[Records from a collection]
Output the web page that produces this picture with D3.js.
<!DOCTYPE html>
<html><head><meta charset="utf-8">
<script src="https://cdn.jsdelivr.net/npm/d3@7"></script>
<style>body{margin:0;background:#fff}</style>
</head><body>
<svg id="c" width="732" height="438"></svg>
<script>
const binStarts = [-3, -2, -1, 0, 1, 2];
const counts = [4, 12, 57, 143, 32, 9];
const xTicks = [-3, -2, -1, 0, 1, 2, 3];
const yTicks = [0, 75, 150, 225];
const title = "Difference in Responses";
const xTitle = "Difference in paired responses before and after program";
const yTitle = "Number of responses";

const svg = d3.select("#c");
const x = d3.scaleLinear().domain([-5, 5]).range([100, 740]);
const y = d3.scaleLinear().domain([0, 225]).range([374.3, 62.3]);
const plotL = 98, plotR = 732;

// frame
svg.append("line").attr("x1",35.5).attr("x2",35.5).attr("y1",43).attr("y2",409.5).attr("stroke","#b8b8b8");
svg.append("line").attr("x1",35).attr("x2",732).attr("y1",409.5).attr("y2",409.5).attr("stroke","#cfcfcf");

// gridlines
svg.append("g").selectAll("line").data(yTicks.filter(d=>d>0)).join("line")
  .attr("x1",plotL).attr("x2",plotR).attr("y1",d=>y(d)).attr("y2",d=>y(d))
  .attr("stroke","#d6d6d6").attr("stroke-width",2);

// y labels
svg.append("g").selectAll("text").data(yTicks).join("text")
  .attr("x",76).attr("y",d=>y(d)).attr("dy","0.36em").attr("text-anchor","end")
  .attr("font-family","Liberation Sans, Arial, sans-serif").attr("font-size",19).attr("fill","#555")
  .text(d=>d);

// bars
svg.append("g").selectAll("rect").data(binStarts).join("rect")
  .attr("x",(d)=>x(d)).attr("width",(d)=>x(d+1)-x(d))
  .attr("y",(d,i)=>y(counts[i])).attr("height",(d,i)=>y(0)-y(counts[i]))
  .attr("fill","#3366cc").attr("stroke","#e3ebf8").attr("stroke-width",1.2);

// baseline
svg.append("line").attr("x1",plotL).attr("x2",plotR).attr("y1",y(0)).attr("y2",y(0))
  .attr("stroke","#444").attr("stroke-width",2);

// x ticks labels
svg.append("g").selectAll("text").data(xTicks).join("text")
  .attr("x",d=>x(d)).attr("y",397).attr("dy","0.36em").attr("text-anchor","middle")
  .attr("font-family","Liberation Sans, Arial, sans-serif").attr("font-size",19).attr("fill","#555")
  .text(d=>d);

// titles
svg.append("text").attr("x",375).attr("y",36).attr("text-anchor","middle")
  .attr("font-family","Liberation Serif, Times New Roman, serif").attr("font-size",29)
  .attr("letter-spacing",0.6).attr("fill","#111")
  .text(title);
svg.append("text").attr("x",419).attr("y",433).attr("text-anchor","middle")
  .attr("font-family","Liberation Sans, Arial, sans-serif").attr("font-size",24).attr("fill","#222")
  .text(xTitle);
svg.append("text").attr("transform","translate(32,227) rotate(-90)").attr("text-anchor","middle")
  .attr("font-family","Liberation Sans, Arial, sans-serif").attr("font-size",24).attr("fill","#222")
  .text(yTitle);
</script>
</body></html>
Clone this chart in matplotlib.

_What you will do:_
Return the lines above exactly, keeping every word.

_Exercise answer:_
Output the web page that produces this picture with D3.js.
<!DOCTYPE html>
<html><head><meta charset="utf-8">
<script src="https://cdn.jsdelivr.net/npm/d3@7"></script>
<style>body{margin:0;background:#fff}</style>
</head><body>
<svg id="c" width="732" height="438"></svg>
<script>
const binStarts = [-3, -2, -1, 0, 1, 2];
const counts = [4, 12, 57, 143, 32, 9];
const xTicks = [-3, -2, -1, 0, 1, 2, 3];
const yTicks = [0, 75, 150, 225];
const title = "Difference in Responses";
const xTitle = "Difference in paired responses before and after program";
const yTitle = "Number of responses";

const svg = d3.select("#c");
const x = d3.scaleLinear().domain([-5, 5]).range([100, 740]);
const y = d3.scaleLinear().domain([0, 225]).range([374.3, 62.3]);
const plotL = 98, plotR = 732;

// frame
svg.append("line").attr("x1",35.5).attr("x2",35.5).attr("y1",43).attr("y2",409.5).attr("stroke","#b8b8b8");
svg.append("line").attr("x1",35).attr("x2",732).attr("y1",409.5).attr("y2",409.5).attr("stroke","#cfcfcf");

// gridlines
svg.append("g").selectAll("line").data(yTicks.filter(d=>d>0)).join("line")
  .attr("x1",plotL).attr("x2",plotR).attr("y1",d=>y(d)).attr("y2",d=>y(d))
  .attr("stroke","#d6d6d6").attr("stroke-width",2);

// y labels
svg.append("g").selectAll("text").data(yTicks).join("text")
  .attr("x",76).attr("y",d=>y(d)).attr("dy","0.36em").attr("text-anchor","end")
  .attr("font-family","Liberation Sans, Arial, sans-serif").attr("font-size",19).attr("fill","#555")
  .text(d=>d);

// bars
svg.append("g").selectAll("rect").data(binStarts).join("rect")
  .attr("x",(d)=>x(d)).attr("width",(d)=>x(d+1)-x(d))
  .attr("y",(d,i)=>y(counts[i])).attr("height",(d,i)=>y(0)-y(counts[i]))
  .attr("fill","#3366cc").attr("stroke","#e3ebf8").attr("stroke-width",1.2);

// baseline
svg.append("line").attr("x1",plotL).attr("x2",plotR).attr("y1",y(0)).attr("y2",y(0))
  .attr("stroke","#444").attr("stroke-width",2);

// x ticks labels
svg.append("g").selectAll("text").data(xTicks).join("text")
  .attr("x",d=>x(d)).attr("y",397).attr("dy","0.36em").attr("text-anchor","middle")
  .attr("font-family","Liberation Sans, Arial, sans-serif").attr("font-size",19).attr("fill","#555")
  .text(d=>d);

// titles
svg.append("text").attr("x",375).attr("y",36).attr("text-anchor","middle")
  .attr("font-family","Liberation Serif, Times New Roman, serif").attr("font-size",29)
  .attr("letter-spacing",0.6).attr("fill","#111")
  .text(title);
svg.append("text").attr("x",419).attr("y",433).attr("text-anchor","middle")
  .attr("font-family","Liberation Sans, Arial, sans-serif").attr("font-size",24).attr("fill","#222")
  .text(xTitle);
svg.append("text").attr("transform","translate(32,227) rotate(-90)").attr("text-anchor","middle")
  .attr("font-family","Liberation Sans, Arial, sans-serif").attr("font-size",24).attr("fill","#222")
  .text(yTitle);
</script>
</body></html>
Clone this chart in matplotlib.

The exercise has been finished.